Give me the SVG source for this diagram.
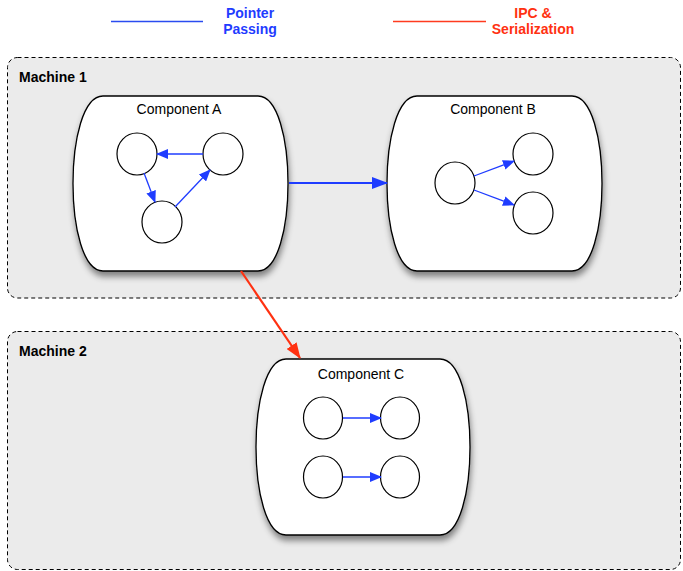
<svg xmlns="http://www.w3.org/2000/svg" width="683" height="571" viewBox="0 0 683 571">
<style>
.machine{fill:#ebebeb;stroke:#000;stroke-width:1;stroke-dasharray:4,3}
.mlabel{font-family:"Liberation Sans",Arial,sans-serif;font-weight:bold;font-size:14px;fill:#000}
.comp{fill:#fff;stroke:#000;stroke-width:1.3;filter:url(#shadow)}
.clabel{font-family:"Liberation Sans",Arial,sans-serif;font-size:14px;fill:#000;text-anchor:middle}
.node{fill:#fff;stroke:#000;stroke-width:1.2}
.ptr{stroke:#1f3cff;stroke-width:1.3;fill:none;marker-end:url(#ah)}
.ptrbig{stroke:#1f3cff;stroke-width:2.2;fill:none;marker-end:url(#ahbig)}
.ipc{stroke:#ff3111;stroke-width:2.2;fill:none;marker-end:url(#ahred)}
.leg{font-family:"Liberation Sans",Arial,sans-serif;font-weight:bold;font-size:14px;text-anchor:middle}
</style>
<defs>
<filter id="shadow" x="-20%" y="-20%" width="140%" height="150%">
<feDropShadow dx="1" dy="5" stdDeviation="3" flood-color="#000" flood-opacity="0.45"/>
</filter>
<marker id="ah" markerUnits="userSpaceOnUse" markerWidth="12" markerHeight="10" refX="11" refY="5" orient="auto">
<path d="M0,0 L12,5 L0,10 Z" fill="#1f3cff"/>
</marker>
<marker id="ahbig" markerUnits="userSpaceOnUse" markerWidth="16" markerHeight="12" refX="15" refY="6" orient="auto">
<path d="M0,0 L16,6 L0,12 Z" fill="#1f3cff"/>
</marker>
<marker id="ahred" markerUnits="userSpaceOnUse" markerWidth="16" markerHeight="12" refX="15" refY="6" orient="auto">
<path d="M0,0 L16,6 L0,12 Z" fill="#ff3111"/>
</marker>
</defs>

<g id="legend">
<line x1="111" y1="21.5" x2="203" y2="21.5" stroke="#2a4bf0" stroke-width="1.5"/>
<text class="leg" x="250" y="18" fill="#1f3cff">Pointer</text>
<text class="leg" x="250" y="34" fill="#1f3cff">Passing</text>
<line x1="393" y1="21.5" x2="486" y2="21.5" stroke="#ff3b1f" stroke-width="1.5"/>
<text class="leg" x="533" y="18" fill="#ff3111">IPC &amp;</text>
<text class="leg" x="533" y="34" fill="#ff3111">Serialization</text>
</g>

<g id="machine1">
<rect class="machine" x="7.5" y="57.5" width="673" height="240.5" rx="10"/>
<text class="mlabel" x="19" y="82">Machine 1</text>
</g>
<g id="machine2">
<rect class="machine" x="7.5" y="331.5" width="673" height="238" rx="10"/>
<text class="mlabel" x="19" y="356">Machine 2</text>
</g>

<g id="componentA">
<path class="comp" d="M103,96 H258 C278,96 288,140 288,183.5 C288,227 278,271 258,271 H103 C83,271 73,227 73,183.5 C73,140 83,96 103,96 Z"/>
<text class="clabel" x="179" y="114">Component A</text>
<ellipse class="node" cx="137" cy="154" rx="20" ry="21"/>
<ellipse class="node" cx="223" cy="154" rx="20" ry="21"/>
<ellipse class="node" cx="162" cy="222" rx="20" ry="21"/>
</g>

<g id="componentB">
<path class="comp" d="M417,96 H572 C592,96 602,140 602,183.5 C602,227 592,271 572,271 H417 C397,271 387,227 387,183.5 C387,140 397,96 417,96 Z"/>
<text class="clabel" x="493" y="114">Component B</text>
<ellipse class="node" cx="455" cy="183" rx="20" ry="21"/>
<ellipse class="node" cx="533" cy="154" rx="20" ry="21"/>
<ellipse class="node" cx="533" cy="213" rx="20" ry="21"/>
</g>

<g id="componentC">
<path class="comp" d="M286,359 H440 C460,359 470,403 470,447 C470,491 460,535 440,535 H286 C266,535 256,491 256,447 C256,403 266,359 286,359 Z"/>
<text class="clabel" x="361" y="379">Component C</text>
<ellipse class="node" cx="323" cy="418" rx="19.5" ry="21"/>
<ellipse class="node" cx="400" cy="418" rx="19.5" ry="21"/>
<ellipse class="node" cx="323" cy="477" rx="19.5" ry="21"/>
<ellipse class="node" cx="400" cy="477" rx="19.5" ry="21"/>
</g>

<g id="connectors">
<line class="ptr" x1="203" y1="154" x2="157" y2="154"/>
<line class="ptr" x1="144" y1="173" x2="155" y2="202"/>
<line class="ptr" x1="175" y1="207" x2="210" y2="170"/>
<line class="ptr" x1="474" y1="176" x2="514" y2="161"/>
<line class="ptr" x1="474" y1="190" x2="514" y2="205"/>
<line class="ptr" x1="343" y1="418" x2="381" y2="418"/>
<line class="ptr" x1="343" y1="477" x2="381" y2="477"/>
<line class="ptrbig" x1="289" y1="183" x2="387" y2="183"/>
<line class="ipc" x1="241" y1="271" x2="300" y2="358"/>
</g>
</svg>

####

- Exercise instructions -
Each line of the material must be retyped exactly, except that images are omitted.

- Answer for the task -
Give me the SVG source for this diagram.
<svg xmlns="http://www.w3.org/2000/svg" width="683" height="571" viewBox="0 0 683 571">
<style>
.machine{fill:#ebebeb;stroke:#000;stroke-width:1;stroke-dasharray:4,3}
.mlabel{font-family:"Liberation Sans",Arial,sans-serif;font-weight:bold;font-size:14px;fill:#000}
.comp{fill:#fff;stroke:#000;stroke-width:1.3;filter:url(#shadow)}
.clabel{font-family:"Liberation Sans",Arial,sans-serif;font-size:14px;fill:#000;text-anchor:middle}
.node{fill:#fff;stroke:#000;stroke-width:1.2}
.ptr{stroke:#1f3cff;stroke-width:1.3;fill:none;marker-end:url(#ah)}
.ptrbig{stroke:#1f3cff;stroke-width:2.2;fill:none;marker-end:url(#ahbig)}
.ipc{stroke:#ff3111;stroke-width:2.2;fill:none;marker-end:url(#ahred)}
.leg{font-family:"Liberation Sans",Arial,sans-serif;font-weight:bold;font-size:14px;text-anchor:middle}
</style>
<defs>
<filter id="shadow" x="-20%" y="-20%" width="140%" height="150%">
<feDropShadow dx="1" dy="5" stdDeviation="3" flood-color="#000" flood-opacity="0.45"/>
</filter>
<marker id="ah" markerUnits="userSpaceOnUse" markerWidth="12" markerHeight="10" refX="11" refY="5" orient="auto">
<path d="M0,0 L12,5 L0,10 Z" fill="#1f3cff"/>
</marker>
<marker id="ahbig" markerUnits="userSpaceOnUse" markerWidth="16" markerHeight="12" refX="15" refY="6" orient="auto">
<path d="M0,0 L16,6 L0,12 Z" fill="#1f3cff"/>
</marker>
<marker id="ahred" markerUnits="userSpaceOnUse" markerWidth="16" markerHeight="12" refX="15" refY="6" orient="auto">
<path d="M0,0 L16,6 L0,12 Z" fill="#ff3111"/>
</marker>
</defs>

<g id="legend">
<line x1="111" y1="21.5" x2="203" y2="21.5" stroke="#2a4bf0" stroke-width="1.5"/>
<text class="leg" x="250" y="18" fill="#1f3cff">Pointer</text>
<text class="leg" x="250" y="34" fill="#1f3cff">Passing</text>
<line x1="393" y1="21.5" x2="486" y2="21.5" stroke="#ff3b1f" stroke-width="1.5"/>
<text class="leg" x="533" y="18" fill="#ff3111">IPC &amp;</text>
<text class="leg" x="533" y="34" fill="#ff3111">Serialization</text>
</g>

<g id="machine1">
<rect class="machine" x="7.5" y="57.5" width="673" height="240.5" rx="10"/>
<text class="mlabel" x="19" y="82">Machine 1</text>
</g>
<g id="machine2">
<rect class="machine" x="7.5" y="331.5" width="673" height="238" rx="10"/>
<text class="mlabel" x="19" y="356">Machine 2</text>
</g>

<g id="componentA">
<path class="comp" d="M103,96 H258 C278,96 288,140 288,183.5 C288,227 278,271 258,271 H103 C83,271 73,227 73,183.5 C73,140 83,96 103,96 Z"/>
<text class="clabel" x="179" y="114">Component A</text>
<ellipse class="node" cx="137" cy="154" rx="20" ry="21"/>
<ellipse class="node" cx="223" cy="154" rx="20" ry="21"/>
<ellipse class="node" cx="162" cy="222" rx="20" ry="21"/>
</g>

<g id="componentB">
<path class="comp" d="M417,96 H572 C592,96 602,140 602,183.5 C602,227 592,271 572,271 H417 C397,271 387,227 387,183.5 C387,140 397,96 417,96 Z"/>
<text class="clabel" x="493" y="114">Component B</text>
<ellipse class="node" cx="455" cy="183" rx="20" ry="21"/>
<ellipse class="node" cx="533" cy="154" rx="20" ry="21"/>
<ellipse class="node" cx="533" cy="213" rx="20" ry="21"/>
</g>

<g id="componentC">
<path class="comp" d="M286,359 H440 C460,359 470,403 470,447 C470,491 460,535 440,535 H286 C266,535 256,491 256,447 C256,403 266,359 286,359 Z"/>
<text class="clabel" x="361" y="379">Component C</text>
<ellipse class="node" cx="323" cy="418" rx="19.5" ry="21"/>
<ellipse class="node" cx="400" cy="418" rx="19.5" ry="21"/>
<ellipse class="node" cx="323" cy="477" rx="19.5" ry="21"/>
<ellipse class="node" cx="400" cy="477" rx="19.5" ry="21"/>
</g>

<g id="connectors">
<line class="ptr" x1="203" y1="154" x2="157" y2="154"/>
<line class="ptr" x1="144" y1="173" x2="155" y2="202"/>
<line class="ptr" x1="175" y1="207" x2="210" y2="170"/>
<line class="ptr" x1="474" y1="176" x2="514" y2="161"/>
<line class="ptr" x1="474" y1="190" x2="514" y2="205"/>
<line class="ptr" x1="343" y1="418" x2="381" y2="418"/>
<line class="ptr" x1="343" y1="477" x2="381" y2="477"/>
<line class="ptrbig" x1="289" y1="183" x2="387" y2="183"/>
<line class="ipc" x1="241" y1="271" x2="300" y2="358"/>
</g>
</svg>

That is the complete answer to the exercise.